Improved sequencing technology has provided researchers with the tools to assess the genomic and transcriptomic landscape of tumour specimens at high resolution. The information gained from these mapping exercises could provide important insights into tumour-initiating events and how a tumour might evolve. Therefore, Marco Marra, Samuel Aparicio and colleagues sequenced the genome and transcriptome from a primary and a metastatic oestrogen receptor-α-positive lobular breast tumour from the same patient.

Shah, Morin and colleagues used paired-end sequencing to find, and Sanger re-sequencing or fluorescence in situ hybridization to validate, single nucleotide variations (SNVs), insertions and deletions, gene fusions, translocations, inversions and copy number variations in DNA from the tumour samples. In the metastatic tumour, they found a low-level amplification of the insulin receptor ( INSR ), which had not previously been described. They also found 405 new coding non-synonymous SNVs that were not found in the normal tissue of the patient, 32 of which were found to be new non-synonymous coding somatic point mutations. Moreover, of 9 of these somatic point mutations, none were found in 112 lobular and 90 ductal breast tumour samples, although some similarities were observed. For example, in the metastatic tumour, and lobular and ductal breast tumours they observed variants and deletions affecting the coding region of the ERBB2 kinase domain, as well as truncations of HAUS3 , which encodes a subunit of the augmin complex that regulates kinetochore attachment and centrosome morphogenesis.

The primary tumour arose 9 years earlier, and the authors sequenced the loci that contained 30 of the 32 somatic point mutations identified in the recurrent tumour. Although there was some degree of overlap, they observed varying levels of abundance of some mutations between the 2 tumours, and 19 of the recurrent tumour mutations were not detected in the primary tumour, indicating that substantial heterogeneity of somatic mutations exists in tumours. However, it was not determined whether this variation reflected the evolution of the disease and so a requirement for additional oncogenic mutation for tumour progression, or occurred as a result of treatment with radiotherapy.

Next, the authors assessed the transcriptome of the recurrent tumour using deep high-throughput sequencing for evidence of alternative splicing, biased allelic expression and RNA editing, which could further change the proteome.
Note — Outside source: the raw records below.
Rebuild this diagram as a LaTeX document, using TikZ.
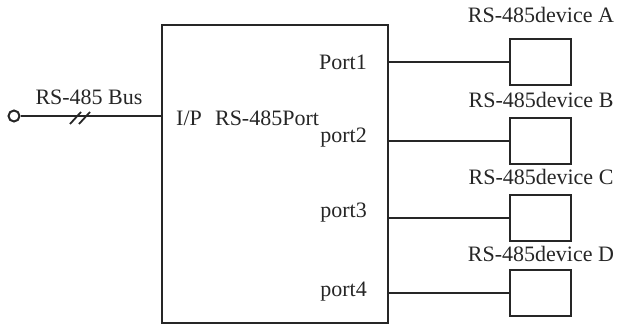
\documentclass[tikz,border=0pt]{standalone}
\usepackage{fontspec}
\setmainfont{Liberation Serif}
\begin{document}
\begin{tikzpicture}[x=1pt,y=-1pt,
  lbl/.style={font=\fontsize{22}{25}\selectfont, inner sep=0pt, text=black!85},
  mainbox/.style={draw=black!85, line width=2.2pt, minimum width=226pt, minimum height=298pt, inner sep=0pt},
  devbox/.style={draw=black!85, line width=2pt, minimum width=61pt, minimum height=46pt, inner sep=0pt},
  wire/.style={draw=black!85, line width=2pt}]
\useasboundingbox (0,0) rectangle (620,326);
% main box
\node[mainbox] (main) at (275,174) {};
\node[lbl, anchor=west] (ip) at (176,118) {I/P\hspace{0.6em}RS-485Port};
% ports
\node[lbl, anchor=east] (p1) at (367,62) {Port1};
\node[lbl, anchor=east] (p2) at (367,138) {port2};
\node[lbl, anchor=east] (p3) at (367,213) {port3};
\node[lbl, anchor=east] (p4) at (367,292) {port4};
% devices
\node[devbox] (dA) at (540.5,62) {};
\node[devbox] (dB) at (540.5,140.5) {};
\node[devbox] (dC) at (540.5,218) {};
\node[devbox] (dD) at (540.5,292.5) {};
\node[lbl] (lA) at (541,15) {RS-485device A};
\node[lbl] (lB) at (541,100) {RS-485device B};
\node[lbl] (lC) at (541,177) {RS-485device C};
\node[lbl] (lD) at (541,254) {RS-485device D};
\foreach \d in {dA,dB,dC,dD}
  \draw[wire] (\d.west -| main.east) -- (\d.west);
% bus
\node[draw=black!85, line width=2pt, circle, minimum size=11pt, inner sep=0pt] (term) at (14,116) {};
\coordinate (busend) at (main.west |- term);
\draw[wire] (term.east) -- (busend);
\coordinate (sl) at (81,118);
\draw[wire, line width=1.8pt] ([shift={(-11,6)}]sl) -- ([shift={(0,-6)}]sl);
\draw[wire, line width=1.8pt] ([shift={(-2,6)}]sl) -- ([shift={(9,-6)}]sl);
\node[lbl] (bus) at (89,97) {RS-485 Bus};
\end{tikzpicture}
\end{document}
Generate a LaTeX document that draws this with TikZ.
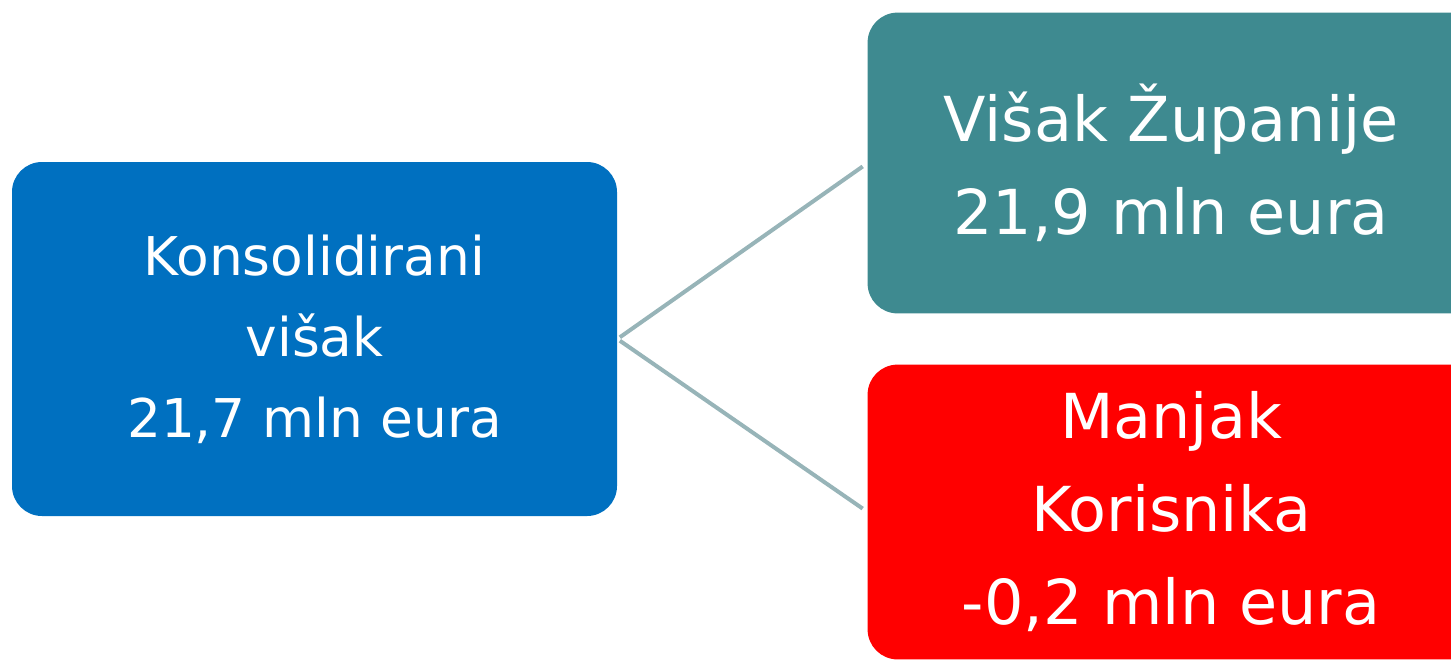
\documentclass[tikz,border=0pt]{standalone}
\usepackage{fontspec}
\setmainfont{DejaVu Sans}
\usepackage{xcolor}
\usetikzlibrary{calc,backgrounds}
\definecolor{konsblue}{HTML}{0070C0}
\definecolor{zupteal}{HTML}{3E8A90}
\definecolor{korred}{HTML}{FF0000}
\definecolor{linkgray}{HTML}{97B4B8}

\begin{document}
\begin{tikzpicture}[x=.5pt,y=-.5pt,
  box/.style={inner sep=0pt, align=center, text=white},
  leftbox/.style={box, fill=konsblue, rounded corners=15pt, minimum width=302.5pt, minimum height=177pt,
    font=\fontsize{26.7}{40.5}\selectfont},
  rightbox/.style={box, minimum width=303pt,
    font=\fontsize{31}{46.5}\selectfont},
  link/.style={draw=linkgray, line width=2pt}]
\useasboundingbox (0,0) rectangle (1451,660);
\clip (0,0) rectangle (1451,660);
\node[leftbox] (kons) at (314.5,339) {Konsolidirani\\višak\\21,7 mln eura};
\node[rightbox, minimum height=150pt] (zup) at (1171,163) {Višak Županije\\21,9 mln eura};
\node[rightbox, minimum height=147pt] (kor) at (1171,512) {Manjak\\Korisnika\\-0,2 mln eura};
% right boxes run past the page edge
\begin{scope}[on background layer]
\fill[zupteal, rounded corners=15pt] (zup.north west) rectangle ([xshift=30pt]zup.south east);
\fill[korred, rounded corners=15pt] (kor.north west) rectangle ([xshift=30pt]kor.south east);
\end{scope}
\draw[link, shorten <=1.5pt, shorten >=3pt] (kons.east) -- (zup.west);
\draw[link, shorten <=1.5pt, shorten >=3pt] (kons.east) -- (kor.west);
\end{tikzpicture}
\end{document}
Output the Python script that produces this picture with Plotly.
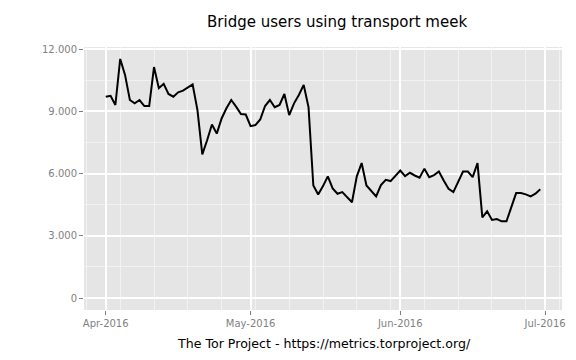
import plotly.graph_objects as go
import pandas as pd

start_date = "2016-04-01"
end_date = "2016-06-30"
users = [
    # April
    9710, 9750, 9310, 11530, 10760, 9550, 9390, 9550, 9260, 9260,
    11140, 10120, 10330, 9840, 9710, 9920, 10000, 10170, 10300, 9060,
    6930, 7610, 8370, 7930, 8660, 9150, 9550, 9230, 8870, 8850,
    # May
    8290, 8340, 8610, 9260, 9550, 9200, 9310, 9840, 8820, 9390,
    9790, 10280, 9200, 5430, 4990, 5400, 5870, 5290, 5030, 5110,
    4860, 4620, 5870, 6510, 5430, 5170, 4900, 5450, 5700, 5640, 5880,
    # June
    6150, 5880, 6040, 5910, 5800, 6240, 5830, 5930, 6100, 5670,
    5270, 5110, 5590, 6100, 6100, 5830, 6510, 3890, 4180, 3770,
    3810, 3700, 3700, 4380, 5060, 5060, 5000, 4900, 5030, 5250,
]
y_ticks = [0, 3000, 6000, 9000, 12000]
x_ticks = ["2016-04-01", "2016-05-01", "2016-06-01", "2016-07-01"]
x_tick_labels = ["Apr-2016", "May-2016", "Jun-2016", "Jul-2016"]
title_text = "Bridge users using transport meek"
caption_text = "The Tor Project - https://metrics.torproject.org/"

dates = pd.date_range(start_date, end_date, freq="D")

FONT = "DejaVu Sans"
fig = go.Figure()
fig.add_trace(go.Scatter(
    x=dates, y=users, mode="lines",
    line=dict(color="black", width=2),
    hoverinfo="skip", showlegend=False,
))

# page body has an 8px margin, so margins are offset accordingly
fig.update_layout(
    width=576, height=360,
    margin=dict(l=76, r=22, t=39, b=58),
    paper_bgcolor="white",
    plot_bgcolor="#E5E5E5",
    separators=",.",
    font=dict(family=FONT, color="#7F7F7F", size=10),
    showlegend=False,
    annotations=[
        dict(text=title_text, xref="paper", yref="paper", x=0.529, y=1.095,
             xanchor="center", yanchor="middle", showarrow=False,
             font=dict(family=FONT, size=15, color="black")),
        dict(text=caption_text, xref="paper", yref="paper", x=0.502, y=-0.129,
             xanchor="center", yanchor="middle", showarrow=False,
             font=dict(family=FONT, size=12.6, color="black")),
    ],
)

fig.update_xaxes(
    type="date",
    range=["2016-03-27 12:00", "2016-07-04 12:00"],
    tickvals=x_ticks, ticktext=x_tick_labels,
    ticks="outside", ticklen=4, tickcolor="#7F7F7F", tickwidth=1,
    showgrid=True, gridcolor="white", gridwidth=1.5,
    minor=dict(dtick=7 * 86400000, tick0="2016-04-04", showgrid=True,
               gridcolor="#F2F2F2", gridwidth=1),
    zeroline=False, showline=False,
    tickfont=dict(family=FONT, size=10, color="#7F7F7F"),
)
fig.update_yaxes(
    range=[-576, 12106],
    tickvals=y_ticks, tickformat=",d",
    ticks="outside", ticklen=4, tickcolor="#7F7F7F", tickwidth=1,
    showgrid=True, gridcolor="white", gridwidth=1.5,
    minor=dict(dtick=1500, tick0=0, showgrid=True,
               gridcolor="#F2F2F2", gridwidth=1),
    zeroline=False, showline=False,
    tickfont=dict(family=FONT, size=10, color="#7F7F7F"),
)

fig.write_html("out.html")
They found that ADAR , which encodes a major RNA-editing enzyme, was one of the top 5% of genes expressed, and they identified 3,122 candidate RNA-editing events, 536 of which were predicted to result in non-synonymous substitutions. This highlights an additional mechanism that could become deregulated in tumours to induce variation that might confer growth or survival advantages. Furthermore, the heterogeneity and variation that can be created at both the genomic and the transcriptomic level highlights the importance of integrating genomic, transcriptomic and proteomic analyses of tumours.